On the other hand, creating green flags can be even harder to spot and I think it’s something women struggle with because we are over thinkers but men can fall prey to this just as easily. For example, do you put too much stock in a simple text message? Are you hoping her friendliness means more than it does? Him saying “Hello” isn’t a sign that he’s thinking of you and pining away. The LFTM podcast also talks about “patterns” a lot and looking for what stands out in different ways.
I know a man that is constantly curious about my personal life, often concerned with my comfort and has accidentally alluded to others that we were in a relationship. It would be really easy to run wild with his behavior and undoubtedly, high school me would have been certain that this was destiny but I know this man. I see his patterns regularly and I know for a fact that 99% of his behavior is unintentional. Not that he doesn’t care but that he isn’t trying to show me affection by his actions. His actions are a natural reaction not an intentional effort or pursuit. His behavior and words come from his subconscious which is a completely different problem but green flags they are not.
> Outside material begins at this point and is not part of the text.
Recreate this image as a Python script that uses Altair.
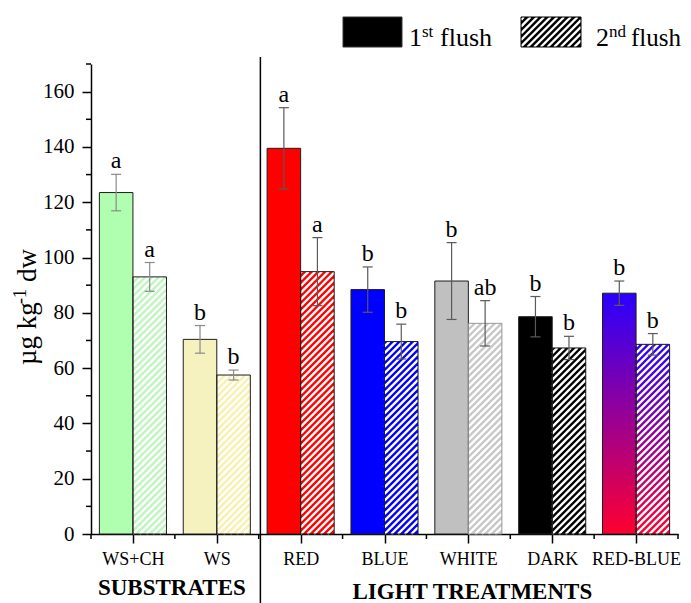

Even if it does seem like the whole thing would be perfect, you have to ask yourself… If you have been clear with your interest and if there are no signs whatsoever, what are you truly chasing? Do you truly want God’s plan or would you rather have your own desires right now? Sorry for the tough love but I’ve had to have this conversation with myself and my friends on more than one occasion. The person you think would be a perfect fit or would fulfill all your “cuddling in front of the fireplace” dreams isn’t perfect if it’s outside of God’s purpose for your life and no amount of striving and chasing will get you any closer to what’s best… for you or them. So, if you really do care about this person, pray over your desires, pray for direction and let God take the lead. If you are truly seeking His will you won’t have to chase it and you will never be able to miss it. The choice is yours!